| SUPPLIED MATERIAL |
▽
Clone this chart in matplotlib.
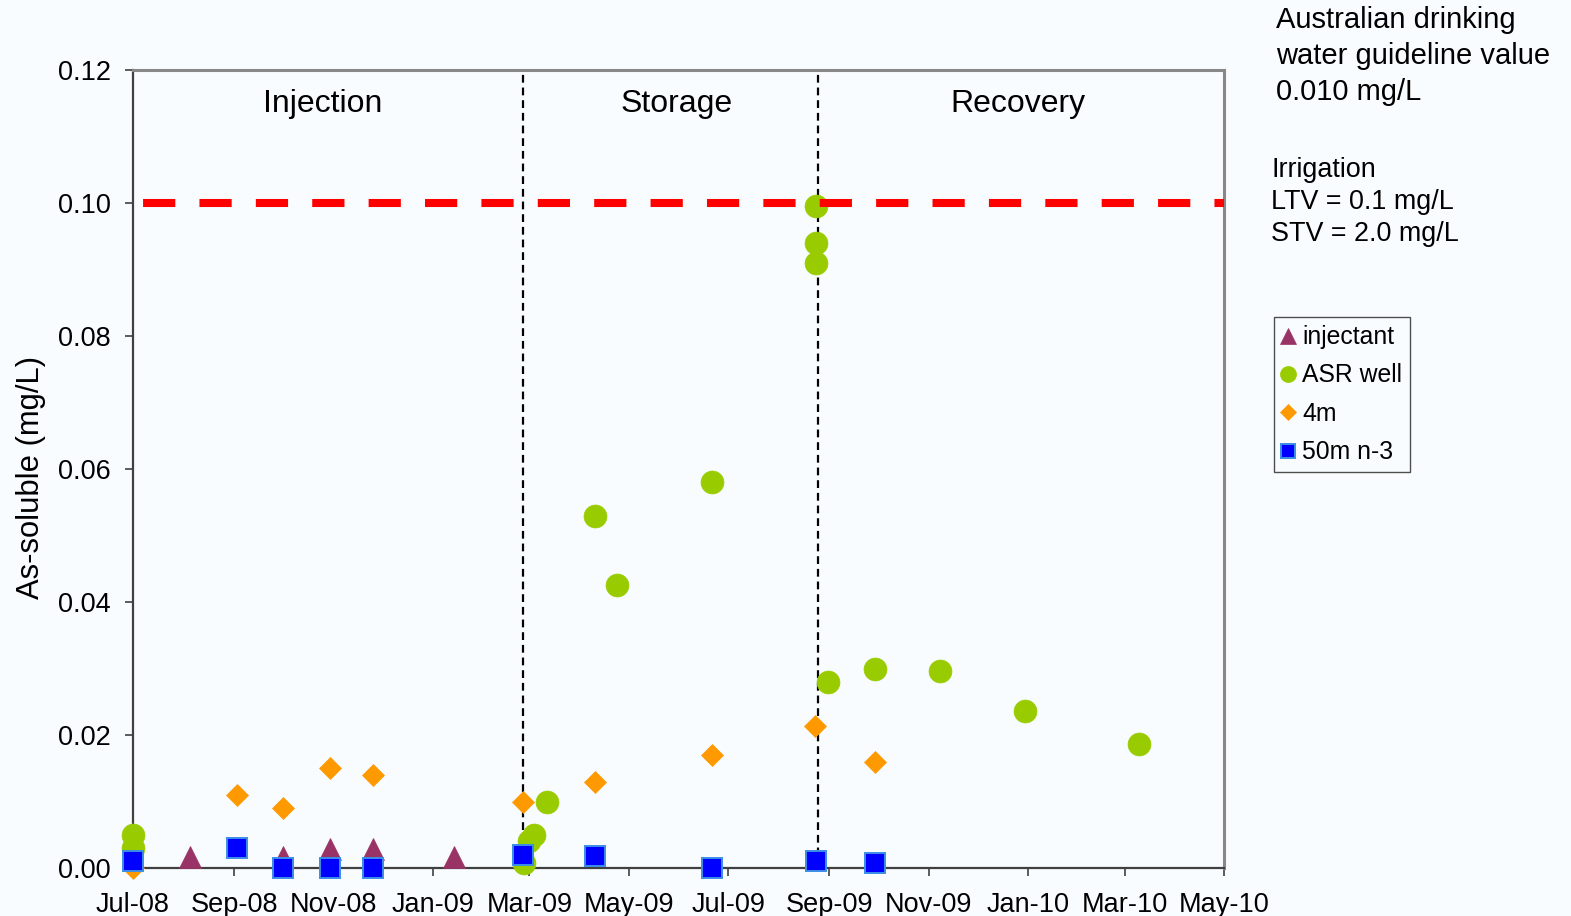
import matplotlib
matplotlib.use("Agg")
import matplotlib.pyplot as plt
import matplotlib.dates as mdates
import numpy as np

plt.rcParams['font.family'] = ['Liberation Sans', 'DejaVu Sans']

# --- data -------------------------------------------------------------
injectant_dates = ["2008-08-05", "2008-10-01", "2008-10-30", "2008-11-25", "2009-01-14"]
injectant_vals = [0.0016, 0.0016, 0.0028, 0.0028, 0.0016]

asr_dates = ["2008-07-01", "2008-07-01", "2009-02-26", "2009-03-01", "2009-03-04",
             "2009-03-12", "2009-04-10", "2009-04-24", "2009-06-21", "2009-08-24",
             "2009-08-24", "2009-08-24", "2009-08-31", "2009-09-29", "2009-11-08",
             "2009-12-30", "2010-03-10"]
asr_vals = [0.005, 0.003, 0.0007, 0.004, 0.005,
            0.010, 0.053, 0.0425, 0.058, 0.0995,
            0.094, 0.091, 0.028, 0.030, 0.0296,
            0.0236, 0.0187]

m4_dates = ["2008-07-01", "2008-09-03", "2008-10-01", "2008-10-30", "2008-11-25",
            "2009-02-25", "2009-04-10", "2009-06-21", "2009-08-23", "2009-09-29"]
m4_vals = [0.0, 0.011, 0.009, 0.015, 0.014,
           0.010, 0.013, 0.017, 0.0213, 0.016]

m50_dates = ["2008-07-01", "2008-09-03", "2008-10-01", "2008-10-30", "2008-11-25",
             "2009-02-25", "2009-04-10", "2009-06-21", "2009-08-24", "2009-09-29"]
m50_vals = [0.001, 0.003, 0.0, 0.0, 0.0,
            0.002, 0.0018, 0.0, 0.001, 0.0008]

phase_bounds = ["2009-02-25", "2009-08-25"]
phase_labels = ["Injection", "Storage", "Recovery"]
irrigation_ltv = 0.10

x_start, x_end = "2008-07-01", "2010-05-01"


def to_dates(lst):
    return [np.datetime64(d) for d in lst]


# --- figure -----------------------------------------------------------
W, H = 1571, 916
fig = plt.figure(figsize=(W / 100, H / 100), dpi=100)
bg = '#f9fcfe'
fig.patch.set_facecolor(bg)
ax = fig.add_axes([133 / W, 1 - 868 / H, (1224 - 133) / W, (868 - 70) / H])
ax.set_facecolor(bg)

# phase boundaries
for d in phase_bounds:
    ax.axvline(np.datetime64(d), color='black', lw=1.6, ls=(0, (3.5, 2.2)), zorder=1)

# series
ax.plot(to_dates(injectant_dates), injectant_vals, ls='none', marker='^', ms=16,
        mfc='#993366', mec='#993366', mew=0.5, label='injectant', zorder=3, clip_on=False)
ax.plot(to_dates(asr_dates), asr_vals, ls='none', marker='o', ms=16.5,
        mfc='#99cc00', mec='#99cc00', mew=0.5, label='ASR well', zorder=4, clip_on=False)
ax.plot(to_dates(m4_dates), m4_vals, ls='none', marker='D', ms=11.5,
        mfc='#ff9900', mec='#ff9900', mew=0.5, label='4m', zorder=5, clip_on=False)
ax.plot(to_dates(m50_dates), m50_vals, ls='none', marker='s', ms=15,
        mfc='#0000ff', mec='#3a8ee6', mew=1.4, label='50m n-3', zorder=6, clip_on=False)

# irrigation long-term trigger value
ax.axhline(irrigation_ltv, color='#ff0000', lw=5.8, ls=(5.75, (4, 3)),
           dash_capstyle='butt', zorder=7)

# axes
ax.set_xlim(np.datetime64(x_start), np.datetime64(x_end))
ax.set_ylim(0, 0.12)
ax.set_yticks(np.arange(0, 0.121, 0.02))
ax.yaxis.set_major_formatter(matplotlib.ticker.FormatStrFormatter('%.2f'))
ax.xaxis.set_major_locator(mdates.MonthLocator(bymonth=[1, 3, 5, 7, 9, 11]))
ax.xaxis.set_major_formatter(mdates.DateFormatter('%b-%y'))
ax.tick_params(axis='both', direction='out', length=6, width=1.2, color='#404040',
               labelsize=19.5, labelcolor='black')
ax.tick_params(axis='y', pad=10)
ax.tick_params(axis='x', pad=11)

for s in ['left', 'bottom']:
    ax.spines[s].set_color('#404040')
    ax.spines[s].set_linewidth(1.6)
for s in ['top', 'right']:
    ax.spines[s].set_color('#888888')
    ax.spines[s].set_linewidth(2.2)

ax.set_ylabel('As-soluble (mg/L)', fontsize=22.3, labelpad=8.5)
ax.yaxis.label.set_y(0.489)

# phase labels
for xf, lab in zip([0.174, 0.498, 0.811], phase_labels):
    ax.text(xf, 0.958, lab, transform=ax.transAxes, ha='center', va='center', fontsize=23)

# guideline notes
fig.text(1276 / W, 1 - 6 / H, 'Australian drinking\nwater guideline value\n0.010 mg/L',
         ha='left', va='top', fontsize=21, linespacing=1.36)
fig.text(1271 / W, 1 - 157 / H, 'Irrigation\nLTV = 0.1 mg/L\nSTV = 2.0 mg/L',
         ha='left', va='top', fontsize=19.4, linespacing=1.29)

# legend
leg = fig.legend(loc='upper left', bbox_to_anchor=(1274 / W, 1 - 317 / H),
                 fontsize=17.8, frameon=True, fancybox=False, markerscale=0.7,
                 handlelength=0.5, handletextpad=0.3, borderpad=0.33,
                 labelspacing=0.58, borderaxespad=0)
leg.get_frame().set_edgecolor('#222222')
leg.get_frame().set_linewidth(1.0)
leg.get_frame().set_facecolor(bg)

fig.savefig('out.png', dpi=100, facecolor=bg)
△
| THE REQUEST |
Go through the listing above and write it all out exactly, leaving out any picture.

| OUTPUT FOR THIS TASK |
Clone this chart in matplotlib.
import matplotlib
matplotlib.use("Agg")
import matplotlib.pyplot as plt
import matplotlib.dates as mdates
import numpy as np

plt.rcParams['font.family'] = ['Liberation Sans', 'DejaVu Sans']

# --- data -------------------------------------------------------------
injectant_dates = ["2008-08-05", "2008-10-01", "2008-10-30", "2008-11-25", "2009-01-14"]
injectant_vals = [0.0016, 0.0016, 0.0028, 0.0028, 0.0016]

asr_dates = ["2008-07-01", "2008-07-01", "2009-02-26", "2009-03-01", "2009-03-04",
             "2009-03-12", "2009-04-10", "2009-04-24", "2009-06-21", "2009-08-24",
             "2009-08-24", "2009-08-24", "2009-08-31", "2009-09-29", "2009-11-08",
             "2009-12-30", "2010-03-10"]
asr_vals = [0.005, 0.003, 0.0007, 0.004, 0.005,
            0.010, 0.053, 0.0425, 0.058, 0.0995,
            0.094, 0.091, 0.028, 0.030, 0.0296,
            0.0236, 0.0187]

m4_dates = ["2008-07-01", "2008-09-03", "2008-10-01", "2008-10-30", "2008-11-25",
            "2009-02-25", "2009-04-10", "2009-06-21", "2009-08-23", "2009-09-29"]
m4_vals = [0.0, 0.011, 0.009, 0.015, 0.014,
           0.010, 0.013, 0.017, 0.0213, 0.016]

m50_dates = ["2008-07-01", "2008-09-03", "2008-10-01", "2008-10-30", "2008-11-25",
             "2009-02-25", "2009-04-10", "2009-06-21", "2009-08-24", "2009-09-29"]
m50_vals = [0.001, 0.003, 0.0, 0.0, 0.0,
            0.002, 0.0018, 0.0, 0.001, 0.0008]

phase_bounds = ["2009-02-25", "2009-08-25"]
phase_labels = ["Injection", "Storage", "Recovery"]
irrigation_ltv = 0.10

x_start, x_end = "2008-07-01", "2010-05-01"


def to_dates(lst):
    return [np.datetime64(d) for d in lst]


# --- figure -----------------------------------------------------------
W, H = 1571, 916
fig = plt.figure(figsize=(W / 100, H / 100), dpi=100)
bg = '#f9fcfe'
fig.patch.set_facecolor(bg)
ax = fig.add_axes([133 / W, 1 - 868 / H, (1224 - 133) / W, (868 - 70) / H])
ax.set_facecolor(bg)

# phase boundaries
for d in phase_bounds:
    ax.axvline(np.datetime64(d), color='black', lw=1.6, ls=(0, (3.5, 2.2)), zorder=1)

# series
ax.plot(to_dates(injectant_dates), injectant_vals, ls='none', marker='^', ms=16,
        mfc='#993366', mec='#993366', mew=0.5, label='injectant', zorder=3, clip_on=False)
ax.plot(to_dates(asr_dates), asr_vals, ls='none', marker='o', ms=16.5,
        mfc='#99cc00', mec='#99cc00', mew=0.5, label='ASR well', zorder=4, clip_on=False)
ax.plot(to_dates(m4_dates), m4_vals, ls='none', marker='D', ms=11.5,
        mfc='#ff9900', mec='#ff9900', mew=0.5, label='4m', zorder=5, clip_on=False)
ax.plot(to_dates(m50_dates), m50_vals, ls='none', marker='s', ms=15,
        mfc='#0000ff', mec='#3a8ee6', mew=1.4, label='50m n-3', zorder=6, clip_on=False)

# irrigation long-term trigger value
ax.axhline(irrigation_ltv, color='#ff0000', lw=5.8, ls=(5.75, (4, 3)),
           dash_capstyle='butt', zorder=7)

# axes
ax.set_xlim(np.datetime64(x_start), np.datetime64(x_end))
ax.set_ylim(0, 0.12)
ax.set_yticks(np.arange(0, 0.121, 0.02))
ax.yaxis.set_major_formatter(matplotlib.ticker.FormatStrFormatter('%.2f'))
ax.xaxis.set_major_locator(mdates.MonthLocator(bymonth=[1, 3, 5, 7, 9, 11]))
ax.xaxis.set_major_formatter(mdates.DateFormatter('%b-%y'))
ax.tick_params(axis='both', direction='out', length=6, width=1.2, color='#404040',
               labelsize=19.5, labelcolor='black')
ax.tick_params(axis='y', pad=10)
ax.tick_params(axis='x', pad=11)

for s in ['left', 'bottom']:
    ax.spines[s].set_color('#404040')
    ax.spines[s].set_linewidth(1.6)
for s in ['top', 'right']:
    ax.spines[s].set_color('#888888')
    ax.spines[s].set_linewidth(2.2)

ax.set_ylabel('As-soluble (mg/L)', fontsize=22.3, labelpad=8.5)
ax.yaxis.label.set_y(0.489)

# phase labels
for xf, lab in zip([0.174, 0.498, 0.811], phase_labels):
    ax.text(xf, 0.958, lab, transform=ax.transAxes, ha='center', va='center', fontsize=23)

# guideline notes
fig.text(1276 / W, 1 - 6 / H, 'Australian drinking\nwater guideline value\n0.010 mg/L',
         ha='left', va='top', fontsize=21, linespacing=1.36)
fig.text(1271 / W, 1 - 157 / H, 'Irrigation\nLTV = 0.1 mg/L\nSTV = 2.0 mg/L',
         ha='left', va='top', fontsize=19.4, linespacing=1.29)

# legend
leg = fig.legend(loc='upper left', bbox_to_anchor=(1274 / W, 1 - 317 / H),
                 fontsize=17.8, frameon=True, fancybox=False, markerscale=0.7,
                 handlelength=0.5, handletextpad=0.3, borderpad=0.33,
                 labelspacing=0.58, borderaxespad=0)
leg.get_frame().set_edgecolor('#222222')
leg.get_frame().set_linewidth(1.0)
leg.get_frame().set_facecolor(bg)

fig.savefig('out.png', dpi=100, facecolor=bg)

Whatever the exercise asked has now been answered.